» **Exercise requirements**
Pick out every line that holds the string "with" and copy it.

=======

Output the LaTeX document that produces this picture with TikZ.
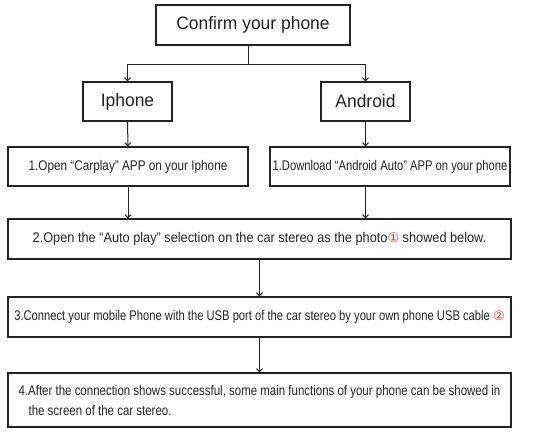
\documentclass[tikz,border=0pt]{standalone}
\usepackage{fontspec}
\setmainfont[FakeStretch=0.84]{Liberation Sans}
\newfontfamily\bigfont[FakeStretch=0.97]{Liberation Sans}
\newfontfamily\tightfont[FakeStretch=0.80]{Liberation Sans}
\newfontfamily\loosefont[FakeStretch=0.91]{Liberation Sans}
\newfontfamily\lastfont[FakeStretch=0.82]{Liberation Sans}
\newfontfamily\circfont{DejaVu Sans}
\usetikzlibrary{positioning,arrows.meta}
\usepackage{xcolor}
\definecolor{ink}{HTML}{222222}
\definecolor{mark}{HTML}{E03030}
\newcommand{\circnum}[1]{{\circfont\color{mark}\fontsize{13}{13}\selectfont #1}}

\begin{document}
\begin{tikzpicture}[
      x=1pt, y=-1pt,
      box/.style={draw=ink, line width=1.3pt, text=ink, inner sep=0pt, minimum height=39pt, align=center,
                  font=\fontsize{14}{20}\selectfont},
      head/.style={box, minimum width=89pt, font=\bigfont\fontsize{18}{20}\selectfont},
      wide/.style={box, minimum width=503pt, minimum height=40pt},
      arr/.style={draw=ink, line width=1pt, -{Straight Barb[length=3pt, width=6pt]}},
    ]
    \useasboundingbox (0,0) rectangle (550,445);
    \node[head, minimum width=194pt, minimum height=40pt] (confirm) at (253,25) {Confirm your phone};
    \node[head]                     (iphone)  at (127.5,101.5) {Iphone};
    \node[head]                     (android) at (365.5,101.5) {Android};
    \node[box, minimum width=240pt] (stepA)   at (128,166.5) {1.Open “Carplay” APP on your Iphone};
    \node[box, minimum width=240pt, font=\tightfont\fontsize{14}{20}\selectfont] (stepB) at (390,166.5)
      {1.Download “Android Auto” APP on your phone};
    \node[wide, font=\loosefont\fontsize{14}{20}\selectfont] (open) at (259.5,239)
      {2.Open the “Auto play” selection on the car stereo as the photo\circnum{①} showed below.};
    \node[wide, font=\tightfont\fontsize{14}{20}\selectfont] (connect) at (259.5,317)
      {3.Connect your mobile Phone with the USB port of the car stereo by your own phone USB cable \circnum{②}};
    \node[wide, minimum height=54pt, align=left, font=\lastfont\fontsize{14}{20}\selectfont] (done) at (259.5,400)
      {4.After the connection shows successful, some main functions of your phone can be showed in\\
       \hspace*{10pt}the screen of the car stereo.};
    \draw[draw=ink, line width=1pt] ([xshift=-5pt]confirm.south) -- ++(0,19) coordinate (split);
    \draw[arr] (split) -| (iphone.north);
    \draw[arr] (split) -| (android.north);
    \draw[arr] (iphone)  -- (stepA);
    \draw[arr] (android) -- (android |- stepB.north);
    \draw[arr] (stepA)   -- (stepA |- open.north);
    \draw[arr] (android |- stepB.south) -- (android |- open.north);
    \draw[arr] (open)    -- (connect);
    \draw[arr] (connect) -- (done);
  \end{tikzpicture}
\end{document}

=======

» **Response for this exercise**
Output the LaTeX document that produces this picture with TikZ.
      {3.Connect your mobile Phone with the USB port of the car stereo by your own phone USB cable \circnum{②}};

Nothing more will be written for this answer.